Short task: Skip the pictures. Set down, word for word, the lines from the start of the material up to and including the line with "const unmarkedX = [[4, 2]];".

Data shown:
- - - -

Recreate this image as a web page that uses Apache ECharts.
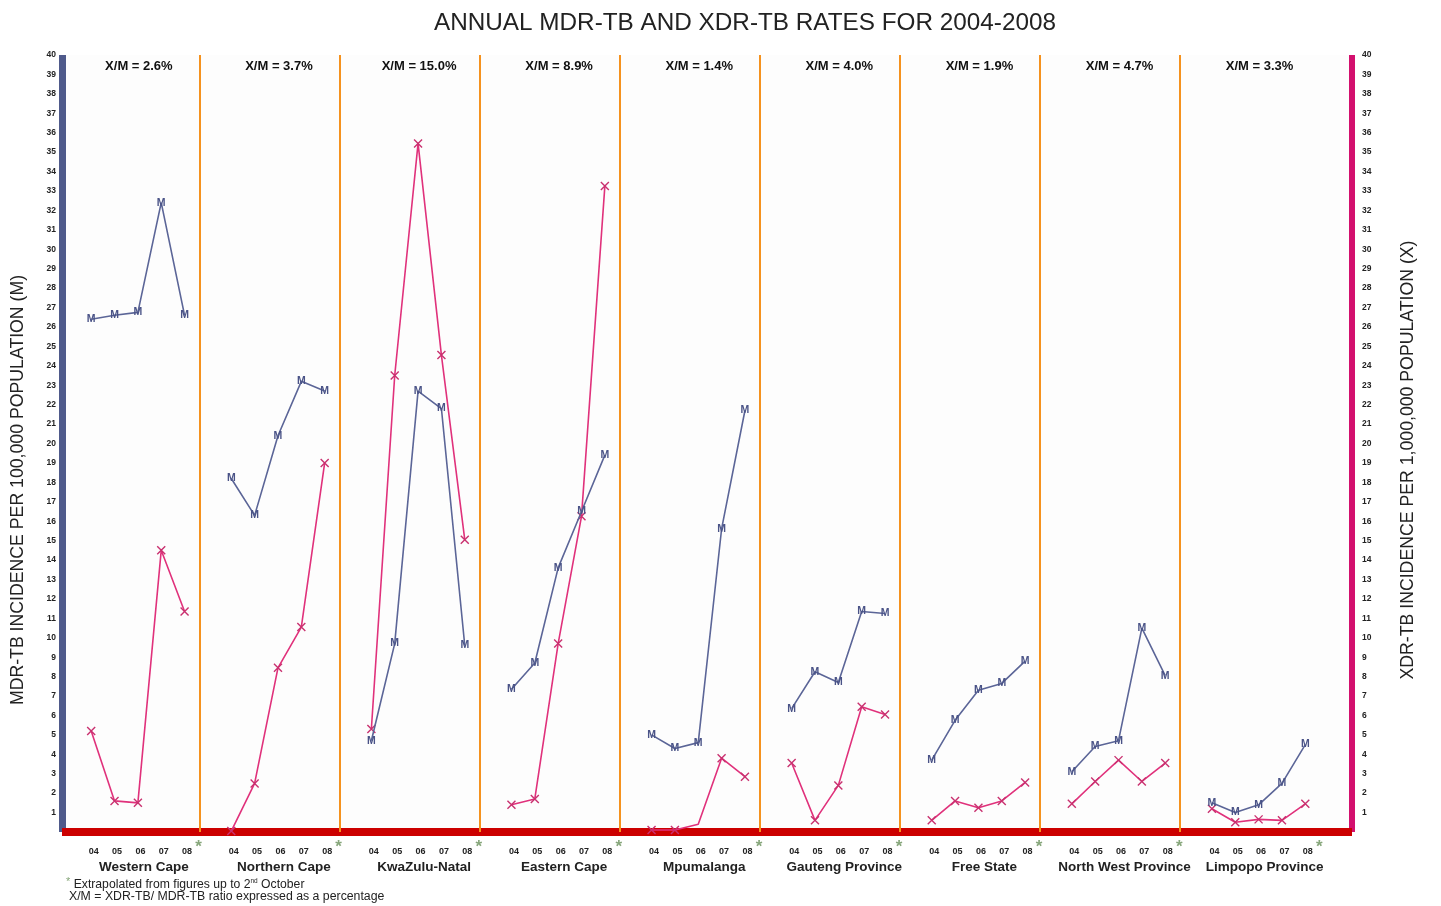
<!DOCTYPE html>
<html>
<head>
<meta charset="utf-8">
<script src="https://cdn.jsdelivr.net/npm/echarts@6/dist/echarts.min.js"></script>
<style>
html,body{margin:0;padding:0;background:#ffffff;}
#chart{width:1441px;height:906px;}
</style>
</head>
<body>
<div id="chart"></div>
<script>
const provinces = ['Western Cape','Northern Cape','KwaZulu-Natal','Eastern Cape','Mpumalanga','Gauteng Province','Free State','North West Province','Limpopo Province'];
const years = ['04','05','06','07','08'];
const ratios = ['2.6%','3.7%','15.0%','8.9%','1.4%','4.0%','1.9%','4.7%','3.3%'];
const yTicks = {min: 0, max: 40, step: 1};

// MDR-TB per 100,000 (M), one row per province, years 04-08
const mdrRates = [
  [26.4, 26.6, 26.75, 32.4, 26.6],
  [18.2, 16.3, 20.4, 23.2, 22.7],
  [4.7, 9.7, 22.7, 21.8, 9.6],
  [7.35, 8.7, 13.6, 16.5, 19.4],
  [5.0, 4.3, 4.6, 15.6, 21.7],
  [6.35, 8.25, 7.7, 11.35, 11.25],
  [3.7, 5.75, 7.3, 7.65, 8.8],
  [3.1, 4.4, 4.7, 10.5, 8.05],
  [1.5, 1.0, 1.4, 2.5, 4.5]
];
// XDR-TB per 1,000,000 (X)
const xdrRates = [
  [5.2, 1.6, 1.5, 14.5, 11.35],
  [0.05, 2.5, 8.45, 10.55, 19.0],
  [5.3, 23.5, 35.45, 24.55, 15.05],
  [1.4, 1.7, 9.7, 16.25, 33.25],
  [0.1, 0.1, 0.4, 3.8, 2.85],
  [3.55, 0.6, 2.4, 6.45, 6.05],
  [0.6, 1.6, 1.25, 1.6, 2.55],
  [1.45, 2.6, 3.7, 2.6, 3.55],
  [1.2, 0.5, 0.65, 0.6, 1.45]
];
// points drawn without a marker: [province index, year index]
const unmarkedX = [[4, 2]];

// layout of the shared value x axis (slots): each province takes 6 slots
const SLOT = 6, XMIN = -1.25, XMAX = 54, SEP_OFF = -1.375;
const xOf = (p, y) => p * SLOT + y;

const M_COLOR = '#5b6597', M_TEXT = '#4a5387';
const X_COLOR = '#e0317b', X_MARK = '#c9306f';

const series = [];
provinces.forEach((name, p) => {
  series.push({
    type: 'line', name: 'M ' + name, xAxisIndex: 0, yAxisIndex: 0,
    data: mdrRates[p].map((v, y) => [xOf(p, y), v]),
    symbol: 'circle', symbolSize: 2,
    itemStyle: {color: 'rgba(0,0,0,0)'},
    lineStyle: {color: M_COLOR, width: 1.6},
    label: {show: true, position: 'inside', formatter: 'M', fontSize: 10.5, fontWeight: 'bold', color: M_TEXT, fontFamily: 'Liberation Sans'},
    z: 4, silent: true
  });
  series.push({
    type: 'line', name: 'X ' + name, xAxisIndex: 0, yAxisIndex: 1,
    data: xdrRates[p].map((v, y) => {
      const skip = unmarkedX.some(u => u[0] === p && u[1] === y);
      return skip ? {value: [xOf(p, y), v], symbol: 'none'} : [xOf(p, y), v];
    }),
    symbol: 'path://M0,0L10,10M10,0L0,10', symbolSize: 8,
    itemStyle: {color: 'rgba(0,0,0,0)', borderColor: X_MARK, borderWidth: 1.4},
    lineStyle: {color: X_COLOR, width: 1.6},
    z: 3, silent: true
  });
});
// province separators
series.push({
  type: 'line', data: [], xAxisIndex: 0, yAxisIndex: 0, silent: true,
  markLine: {
    silent: true, symbol: 'none', label: {show: false},
    lineStyle: {color: '#f5921e', width: 2, type: 'solid'},
    data: provinces.slice(1).map((_, i) => ({xAxis: (i + 1) * SLOT + SEP_OFF}))
  }
});

const yearPositions = [], provPositions = [], lastYearPositions = [];
provinces.forEach((_, p) => {
  years.forEach((_, y) => yearPositions.push(xOf(p, y)));
  provPositions.push(xOf(p, 2));
  lastYearPositions.push(xOf(p, years.length - 1));
});

const hiddenX = (extra) => Object.assign({
  type: 'value', min: XMIN, max: XMAX,
  splitLine: {show: false}, axisTick: {show: false}, axisLine: {show: false}
}, extra);

const chart = echarts.init(document.getElementById('chart'), null, {renderer: 'canvas'});
chart.setOption({
  animation: false,
  backgroundColor: '#ffffff',
  textStyle: {fontFamily: 'Liberation Sans'},
  title: {
    text: 'ANNUAL MDR-TB AND XDR-TB RATES FOR 2004-2008',
    left: 740, top: 6, textAlign: 'center',
    textStyle: {fontSize: 24.3, fontWeight: 'normal', color: '#222', fontFamily: 'Liberation Sans'}
  },
  grid: {left: 62, right: 89, top: 55, bottom: 74, show: true, backgroundColor: '#fdfdfd', borderWidth: 0},
  xAxis: [
    {
      type: 'value', position: 'bottom', min: XMIN, max: XMAX,
      splitLine: {show: false}, axisTick: {show: false},
      axisLine: {show: true, onZero: false, lineStyle: {color: '#cc0000', width: 8, cap: 'butt'}},
      axisLabel: {
        customValues: yearPositions, margin: 15, fontSize: 9, fontWeight: 'bold', color: '#222',
        padding: [0, 0, 0, 5],
        formatter: v => years[((Math.round(v) % SLOT) + SLOT) % SLOT]
      }
    },
    hiddenX({
      position: 'bottom',
      axisLabel: {
        customValues: provPositions, margin: 28, fontSize: 13.5, fontWeight: 'bold', color: '#222',
        padding: [0, 0, 0, 12],
        formatter: v => provinces[Math.round(v / SLOT)]
      }
    }),
    hiddenX({
      position: 'top',
      axisLabel: {
        inside: true, customValues: provPositions, margin: 5, fontSize: 13, fontWeight: 'bold', color: '#111',
        padding: [0, 0, 0, 2],
        formatter: v => 'X/M = ' + ratios[Math.round(v / SLOT)]
      }
    }),
    hiddenX({
      position: 'bottom',
      axisLabel: {
        customValues: lastYearPositions, margin: 7, fontSize: 17, fontWeight: 'bold', color: '#86a67a',
        padding: [0, 0, 0, 28],
        formatter: () => '*'
      }
    })
  ],
  yAxis: [
    {
      type: 'value', position: 'left', min: yTicks.min, max: yTicks.max, interval: yTicks.step,
      splitLine: {show: false}, axisTick: {show: false},
      axisLine: {show: true, onZero: false, lineStyle: {color: '#4f5a8b', width: 7, cap: 'butt'}},
      axisLabel: {margin: 6, fontSize: 8.5, fontWeight: 'bold', color: '#222', formatter: v => v === 0 ? '' : String(v)}
    },
    {
      type: 'value', position: 'right', min: yTicks.min, max: yTicks.max, interval: yTicks.step,
      splitLine: {show: false}, axisTick: {show: false},
      axisLine: {show: true, onZero: false, lineStyle: {color: '#d3106e', width: 6, cap: 'butt'}},
      axisLabel: {margin: 10, fontSize: 8.5, fontWeight: 'bold', color: '#222', formatter: v => v === 0 ? '' : String(v)}
    }
  ],
  graphic: [
    {type: 'text', x: 18, y: 490, rotation: Math.PI / 2,
     style: {text: 'MDR-TB INCIDENCE PER 100,000 POPULATION (M)', fontSize: 17.7, fill: '#222', align: 'center', verticalAlign: 'middle', fontFamily: 'Liberation Sans'}},
    {type: 'text', x: 1408, y: 460, rotation: Math.PI / 2,
     style: {text: 'XDR-TB INCIDENCE PER 1,000,000 POPULATION (X)', fontSize: 17.7, fill: '#222', align: 'center', verticalAlign: 'middle', fontFamily: 'Liberation Sans'}},
    {type: 'text', x: 66, y: 876,
     style: {text: '{g|*} Extrapolated from figures up to 2{s|nd} October', fontSize: 12.2, fill: '#222', fontFamily: 'Liberation Sans',
       rich: {g: {fill: '#86a67a', fontSize: 11, padding: [0, 0, 6, 0]}, s: {fontSize: 6.5, padding: [0, 0, 6, 0]}}}},
    {type: 'text', x: 69, y: 891,
     style: {text: 'X/M = XDR-TB/ MDR-TB ratio expressed as a percentage', fontSize: 12.3, fill: '#222', fontFamily: 'Liberation Sans'}}
  ],
  series: series
});
</script>
</body>
</html>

- - - -

Correct output:
Recreate this image as a web page that uses Apache ECharts.
<!DOCTYPE html>
<html>
<head>
<meta charset="utf-8">
<script src="https://cdn.jsdelivr.net/npm/echarts@6/dist/echarts.min.js"></script>
<style>
html,body{margin:0;padding:0;background:#ffffff;}
#chart{width:1441px;height:906px;}
</style>
</head>
<body>
<div id="chart"></div>
<script>
const provinces = ['Western Cape','Northern Cape','KwaZulu-Natal','Eastern Cape','Mpumalanga','Gauteng Province','Free State','North West Province','Limpopo Province'];
const years = ['04','05','06','07','08'];
const ratios = ['2.6%','3.7%','15.0%','8.9%','1.4%','4.0%','1.9%','4.7%','3.3%'];
const yTicks = {min: 0, max: 40, step: 1};

// MDR-TB per 100,000 (M), one row per province, years 04-08
const mdrRates = [
  [26.4, 26.6, 26.75, 32.4, 26.6],
  [18.2, 16.3, 20.4, 23.2, 22.7],
  [4.7, 9.7, 22.7, 21.8, 9.6],
  [7.35, 8.7, 13.6, 16.5, 19.4],
  [5.0, 4.3, 4.6, 15.6, 21.7],
  [6.35, 8.25, 7.7, 11.35, 11.25],
  [3.7, 5.75, 7.3, 7.65, 8.8],
  [3.1, 4.4, 4.7, 10.5, 8.05],
  [1.5, 1.0, 1.4, 2.5, 4.5]
];
// XDR-TB per 1,000,000 (X)
const xdrRates = [
  [5.2, 1.6, 1.5, 14.5, 11.35],
  [0.05, 2.5, 8.45, 10.55, 19.0],
  [5.3, 23.5, 35.45, 24.55, 15.05],
  [1.4, 1.7, 9.7, 16.25, 33.25],
  [0.1, 0.1, 0.4, 3.8, 2.85],
  [3.55, 0.6, 2.4, 6.45, 6.05],
  [0.6, 1.6, 1.25, 1.6, 2.55],
  [1.45, 2.6, 3.7, 2.6, 3.55],
  [1.2, 0.5, 0.65, 0.6, 1.45]
];
// points drawn without a marker: [province index, year index]
const unmarkedX = [[4, 2]];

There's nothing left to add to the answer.